• _Written task_
Using the listing below, output only the lines from the one that contains "Convert this chart to matplotlib code." through the one that contains "plt.rcParams['font.family'] = ['Noto", inclusive, exactly as given and without images.

=-=-=

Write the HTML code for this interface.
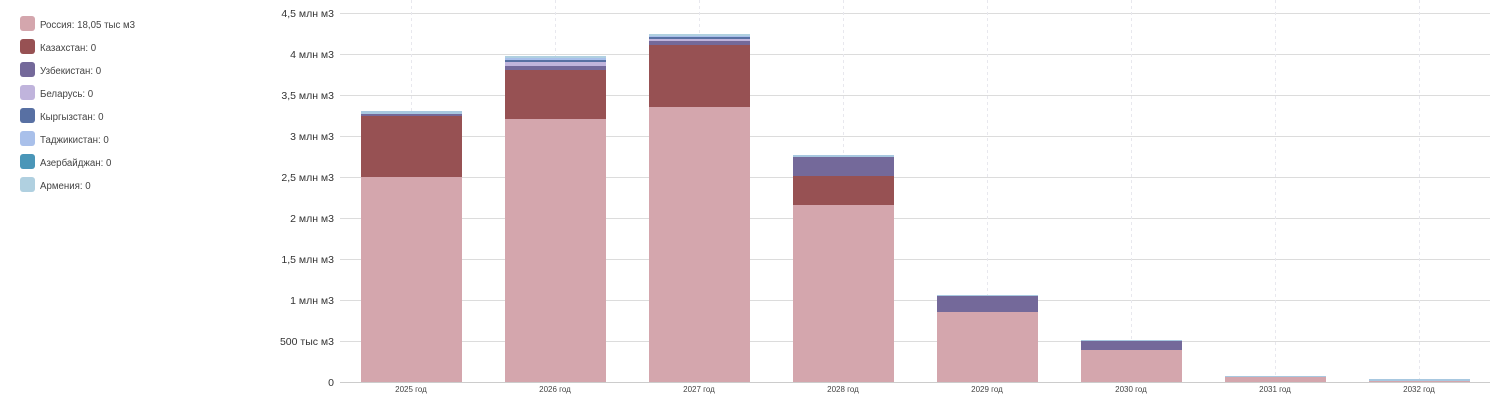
<!DOCTYPE html>
<html><head><meta charset="utf-8"><style>
body{margin:0;background:#fff;}
svg{display:block;font-family:"Segoe UI","Liberation Sans","DejaVu Sans",sans-serif;}
</style></head><body>
<svg width="1509" height="409" xmlns="http://www.w3.org/2000/svg">
<g stroke="#dcdcdc" stroke-width="1">
<line x1="340" x2="1490" y1="13.5" y2="13.5"/>
<line x1="340" x2="1490" y1="54.5" y2="54.5"/>
<line x1="340" x2="1490" y1="95.5" y2="95.5"/>
<line x1="340" x2="1490" y1="136.5" y2="136.5"/>
<line x1="340" x2="1490" y1="177.5" y2="177.5"/>
<line x1="340" x2="1490" y1="218.5" y2="218.5"/>
<line x1="340" x2="1490" y1="259.5" y2="259.5"/>
<line x1="340" x2="1490" y1="300.5" y2="300.5"/>
<line x1="340" x2="1490" y1="341.5" y2="341.5"/>
</g>
<g stroke="#e8e8ee" stroke-dasharray="3,3">
<line x1="411.5" x2="411.5" y1="0" y2="382"/><line x1="555.5" x2="555.5" y1="0" y2="382"/>
<line x1="699.5" x2="699.5" y1="0" y2="382"/><line x1="843.5" x2="843.5" y1="0" y2="382"/>
<line x1="987.5" x2="987.5" y1="0" y2="382"/><line x1="1131.5" x2="1131.5" y1="0" y2="382"/>
<line x1="1275.5" x2="1275.5" y1="0" y2="382"/><line x1="1419.5" x2="1419.5" y1="0" y2="382"/>
</g>
<g font-size="10.5" fill="#333" text-anchor="end">
<text x="334" y="17">4,5 млн м3</text><text x="334" y="58">4 млн м3</text>
<text x="334" y="99">3,5 млн м3</text><text x="334" y="140">3 млн м3</text>
<text x="334" y="181">2,5 млн м3</text><text x="334" y="222">2 млн м3</text>
<text x="334" y="263">1,5 млн м3</text><text x="334" y="304">1 млн м3</text>
<text x="334" y="345">500 тыс м3</text><text x="334" y="386">0</text>
</g>
<g>
<rect x="361" y="111" width="101" height="3" fill="#a8c8e0"/>
<rect x="361" y="114" width="101" height="2" fill="#74699a"/>
<rect x="361" y="116" width="101" height="61" fill="#975153"/>
<rect x="361" y="177" width="101" height="205" fill="#d4a6ad"/>

<rect x="505" y="56" width="101" height="2" fill="#b0d0e0"/>
<rect x="505" y="58" width="101" height="2" fill="#a9c0ea"/>
<rect x="505" y="60" width="101" height="2" fill="#5870a3"/>
<rect x="505" y="62" width="101" height="4" fill="#c0b4dc"/>
<rect x="505" y="66" width="101" height="4" fill="#74699a"/>
<rect x="505" y="70" width="101" height="49" fill="#975153"/>
<rect x="505" y="119" width="101" height="263" fill="#d4a6ad"/>

<rect x="649" y="34" width="101" height="2" fill="#b0d0e0"/>
<rect x="649" y="36" width="101" height="1" fill="#a9c0ea"/>
<rect x="649" y="37" width="101" height="2" fill="#5870a3"/>
<rect x="649" y="39" width="101" height="2" fill="#c0b4dc"/>
<rect x="649" y="41" width="101" height="4" fill="#74699a"/>
<rect x="649" y="45" width="101" height="62" fill="#975153"/>
<rect x="649" y="107" width="101" height="275" fill="#d4a6ad"/>

<rect x="793" y="155" width="101" height="2" fill="#a8c8e0"/>
<rect x="793" y="157" width="101" height="19" fill="#74699a"/>
<rect x="793" y="176" width="101" height="29" fill="#975153"/>
<rect x="793" y="205" width="101" height="177" fill="#d4a6ad"/>

<rect x="937" y="295" width="101" height="1" fill="#a8c8e0"/>
<rect x="937" y="296" width="101" height="16" fill="#74699a"/>
<rect x="937" y="312" width="101" height="70" fill="#d4a6ad"/>

<rect x="1081" y="340" width="101" height="1" fill="#a8c8e0"/>
<rect x="1081" y="341" width="101" height="9" fill="#74699a"/>
<rect x="1081" y="350" width="101" height="32" fill="#d4a6ad"/>

<rect x="1225" y="376" width="101" height="1" fill="#a8c8e0"/>
<rect x="1225" y="377" width="101" height="5" fill="#d4a6ad"/>

<rect x="1369" y="379" width="101" height="2" fill="#a8c8e0"/>
<rect x="1369" y="381" width="101" height="1" fill="#d4a6ad"/>
</g>
<line x1="340" x2="1490" y1="382.5" y2="382.5" stroke="#ccc"/>
<g font-size="8" fill="#444" text-anchor="middle">
<text x="411" y="392">2025 год</text><text x="555" y="392">2026 год</text>
<text x="699" y="392">2027 год</text><text x="843" y="392">2028 год</text>
<text x="987" y="392">2029 год</text><text x="1131" y="392">2030 год</text>
<text x="1275" y="392">2031 год</text><text x="1419" y="392">2032 год</text>
</g>
<g font-size="9.7" fill="#444">
<rect x="20" y="16" width="15" height="15" rx="3" fill="#d4a6ad"/><text x="40" y="28">Россия: 18,05 тыс м3</text>
<rect x="20" y="39" width="15" height="15" rx="3" fill="#975153"/><text x="40" y="51">Казахстан: 0</text>
<rect x="20" y="62" width="15" height="15" rx="3" fill="#74699a"/><text x="40" y="74">Узбекистан: 0</text>
<rect x="20" y="85" width="15" height="15" rx="3" fill="#c0b4dc"/><text x="40" y="97">Беларусь: 0</text>
<rect x="20" y="108" width="15" height="15" rx="3" fill="#5870a3"/><text x="40" y="120">Кыргызстан: 0</text>
<rect x="20" y="131" width="15" height="15" rx="3" fill="#a9c0ea"/><text x="40" y="143">Таджикистан: 0</text>
<rect x="20" y="154" width="15" height="15" rx="3" fill="#4a96b8"/><text x="40" y="166">Азербайджан: 0</text>
<rect x="20" y="177" width="15" height="15" rx="3" fill="#b0d0e0"/><text x="40" y="189">Армения: 0</text>
</g>
</svg>
</body></html>
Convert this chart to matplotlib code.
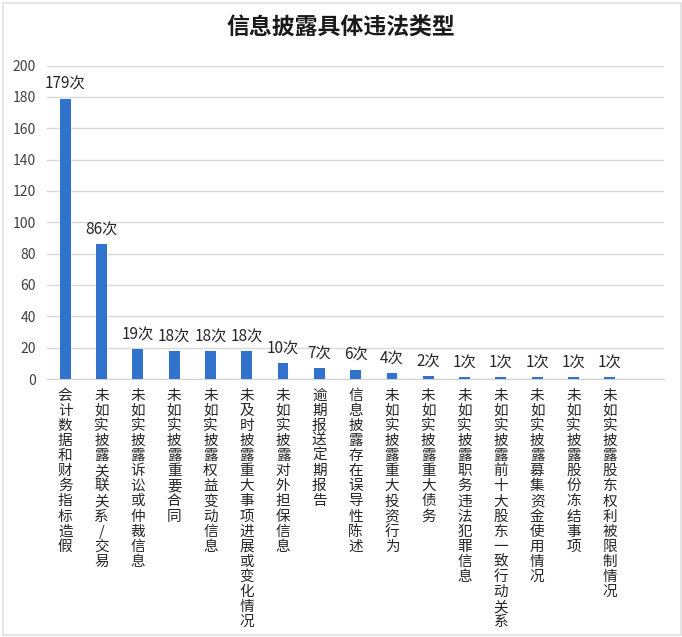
import matplotlib
matplotlib.use('Agg')
import matplotlib.pyplot as plt
from matplotlib.patches import Rectangle

plt.rcParams['font.family'] = ['Noto Sans CJK SC', 'DejaVu Sans']

categories = ['会计数据和财务指标造假', '未如实披露关联关系/交易', '未如实披露诉讼或仲裁信息',
              '未如实披露重要合同', '未如实披露权益变动信息', '未及时披露重大事项进展或变化情况',
              '未如实披露对外担保信息', '逾期报送定期报告', '信息披露存在误导性陈述',
              '未如实披露重大投资行为', '未如实披露重大债务', '未如实披露职务违法犯罪信息',
              '未如实披露前十大股东一致行动关系', '未如实披露募集资金使用情况',
              '未如实披露股份冻结事项', '未如实披露股东权利被限制情况']
counts = [179, 86, 19, 18, 18, 18, 10, 7, 6, 4, 2, 1, 1, 1, 1, 1]
yticks = [0, 20, 40, 60, 80, 100, 120, 140, 160, 180, 200]

fig = plt.figure(figsize=(6.82, 6.37), dpi=100)
ax = fig.add_axes([0.069, 0.405, 0.905, 0.492])

x = list(range(len(categories)))
ax.bar(x, counts, width=0.3, color='#3172CC', zorder=3)

# Excel leaves room for one more (empty) category on the right
ax.set_xlim(-0.5, len(categories) + 0.5)
ax.set_ylim(0, 200)
ax.set_yticks(yticks)
ax.grid(axis='y', color='#d9d9d9', lw=1, zorder=0)
for s in ['top', 'right', 'left']:
    ax.spines[s].set_visible(False)
ax.spines['bottom'].set_color('#d0d0d0')
ax.tick_params(axis='y', length=0, pad=8, labelsize=10, labelcolor='#404040')
ax.tick_params(axis='x', length=0, labelbottom=False)

for i, v in enumerate(counts):
    ax.annotate(f'{v}次', (i, v), xytext=(0, 4), textcoords='offset points',
                ha='center', va='bottom', fontsize=11, color='#262626')
    ax.annotate('\n'.join(categories[i]), (i, 0), xytext=(0, -7), textcoords='offset points',
                ha='center', va='top', fontsize=10.5, color='#262626', linespacing=1.1)

fig.text(0.5, 0.956, '信息披露具体违法类型', ha='center', va='center',
         fontsize=16.5, fontweight='bold', color='#1a1a1a')

fig.patches.append(Rectangle((0.004, 0.003), 0.994, 0.993, transform=fig.transFigure,
                             fill=False, edgecolor='#e0e0e0', lw=1.2))

fig.savefig('out.png', dpi=100)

=-=-=

• _Output below_
Convert this chart to matplotlib code.
import matplotlib
matplotlib.use('Agg')
import matplotlib.pyplot as plt
from matplotlib.patches import Rectangle

plt.rcParams['font.family'] = ['Noto Sans CJK SC', 'DejaVu Sans']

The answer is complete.